### DATA PROVIDED
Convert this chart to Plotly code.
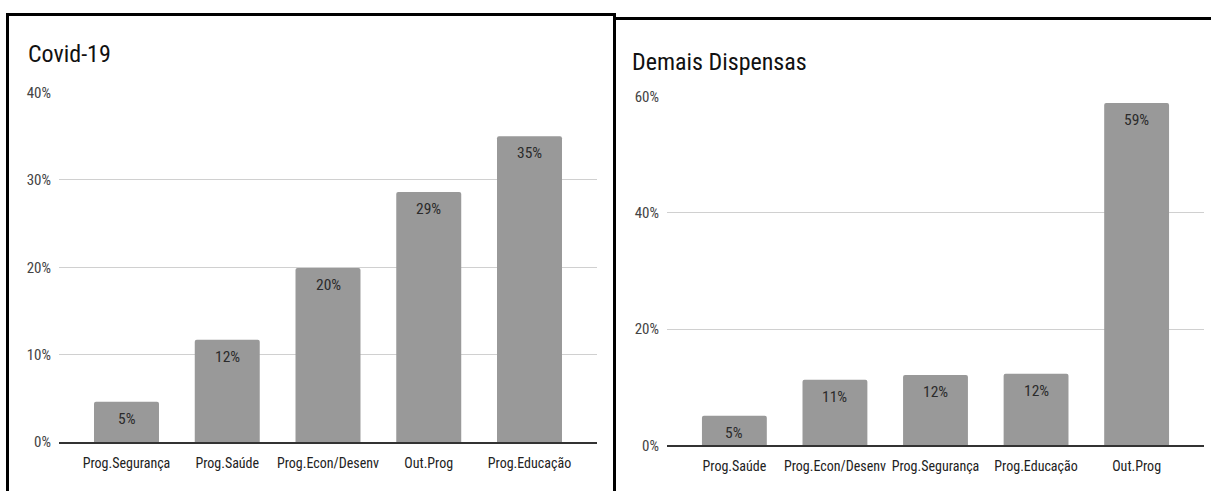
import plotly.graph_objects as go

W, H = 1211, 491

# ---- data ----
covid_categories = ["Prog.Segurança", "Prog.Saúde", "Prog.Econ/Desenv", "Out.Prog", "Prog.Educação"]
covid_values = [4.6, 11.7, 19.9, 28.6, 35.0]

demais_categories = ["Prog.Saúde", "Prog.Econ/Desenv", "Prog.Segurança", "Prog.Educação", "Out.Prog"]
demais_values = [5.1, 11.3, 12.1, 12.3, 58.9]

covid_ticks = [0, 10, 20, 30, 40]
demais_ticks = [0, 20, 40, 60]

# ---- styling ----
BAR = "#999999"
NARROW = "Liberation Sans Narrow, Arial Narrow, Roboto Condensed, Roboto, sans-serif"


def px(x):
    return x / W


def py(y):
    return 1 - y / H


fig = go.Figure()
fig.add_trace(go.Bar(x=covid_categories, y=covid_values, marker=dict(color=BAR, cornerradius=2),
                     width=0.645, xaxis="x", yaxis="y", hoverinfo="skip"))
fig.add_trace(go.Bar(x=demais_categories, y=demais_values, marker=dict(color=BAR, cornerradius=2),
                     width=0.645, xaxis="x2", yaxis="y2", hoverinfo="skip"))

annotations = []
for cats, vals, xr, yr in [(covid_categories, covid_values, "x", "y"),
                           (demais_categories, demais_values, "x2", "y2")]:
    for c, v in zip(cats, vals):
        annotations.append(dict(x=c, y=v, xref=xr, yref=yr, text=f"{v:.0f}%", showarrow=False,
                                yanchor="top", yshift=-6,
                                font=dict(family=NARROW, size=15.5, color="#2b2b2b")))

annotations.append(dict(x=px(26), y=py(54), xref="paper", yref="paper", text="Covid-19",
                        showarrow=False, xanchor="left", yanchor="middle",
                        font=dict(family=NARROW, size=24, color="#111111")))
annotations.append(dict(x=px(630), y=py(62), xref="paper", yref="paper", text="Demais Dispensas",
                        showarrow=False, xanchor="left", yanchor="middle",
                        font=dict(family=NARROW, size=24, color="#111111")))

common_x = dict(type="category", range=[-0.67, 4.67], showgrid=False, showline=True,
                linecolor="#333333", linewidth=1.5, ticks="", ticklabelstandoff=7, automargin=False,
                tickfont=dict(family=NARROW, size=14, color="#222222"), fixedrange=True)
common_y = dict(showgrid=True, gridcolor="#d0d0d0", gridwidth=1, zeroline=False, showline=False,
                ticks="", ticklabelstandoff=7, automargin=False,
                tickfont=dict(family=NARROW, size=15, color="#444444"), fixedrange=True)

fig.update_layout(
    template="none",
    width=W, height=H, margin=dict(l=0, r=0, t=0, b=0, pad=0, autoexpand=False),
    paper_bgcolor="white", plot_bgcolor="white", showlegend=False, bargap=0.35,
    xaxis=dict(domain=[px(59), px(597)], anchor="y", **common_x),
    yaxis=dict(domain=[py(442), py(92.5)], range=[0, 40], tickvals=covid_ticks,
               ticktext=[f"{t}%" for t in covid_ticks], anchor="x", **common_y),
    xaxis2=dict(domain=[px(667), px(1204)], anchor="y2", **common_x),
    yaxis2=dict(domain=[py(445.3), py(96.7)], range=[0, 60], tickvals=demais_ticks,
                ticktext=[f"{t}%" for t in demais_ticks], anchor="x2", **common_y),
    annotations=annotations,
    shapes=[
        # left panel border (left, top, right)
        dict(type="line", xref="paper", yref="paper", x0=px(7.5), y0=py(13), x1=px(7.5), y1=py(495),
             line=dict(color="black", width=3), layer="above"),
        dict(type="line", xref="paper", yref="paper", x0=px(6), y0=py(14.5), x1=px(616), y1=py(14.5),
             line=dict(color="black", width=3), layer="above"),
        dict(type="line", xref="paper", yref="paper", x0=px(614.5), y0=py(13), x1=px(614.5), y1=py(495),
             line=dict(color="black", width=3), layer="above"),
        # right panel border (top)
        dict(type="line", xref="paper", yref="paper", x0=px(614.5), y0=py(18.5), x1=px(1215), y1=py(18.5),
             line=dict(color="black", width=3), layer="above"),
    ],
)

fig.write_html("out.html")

### YOUR TASK
Give again, word for word, every line from the top of the data through the line with "return 1 - y / H", both ends included, and exclude the pictures.

### ANSWER TO THIS EXERCISE
Convert this chart to Plotly code.
import plotly.graph_objects as go

W, H = 1211, 491

# ---- data ----
covid_categories = ["Prog.Segurança", "Prog.Saúde", "Prog.Econ/Desenv", "Out.Prog", "Prog.Educação"]
covid_values = [4.6, 11.7, 19.9, 28.6, 35.0]

demais_categories = ["Prog.Saúde", "Prog.Econ/Desenv", "Prog.Segurança", "Prog.Educação", "Out.Prog"]
demais_values = [5.1, 11.3, 12.1, 12.3, 58.9]

covid_ticks = [0, 10, 20, 30, 40]
demais_ticks = [0, 20, 40, 60]

# ---- styling ----
BAR = "#999999"
NARROW = "Liberation Sans Narrow, Arial Narrow, Roboto Condensed, Roboto, sans-serif"


def px(x):
    return x / W


def py(y):
    return 1 - y / H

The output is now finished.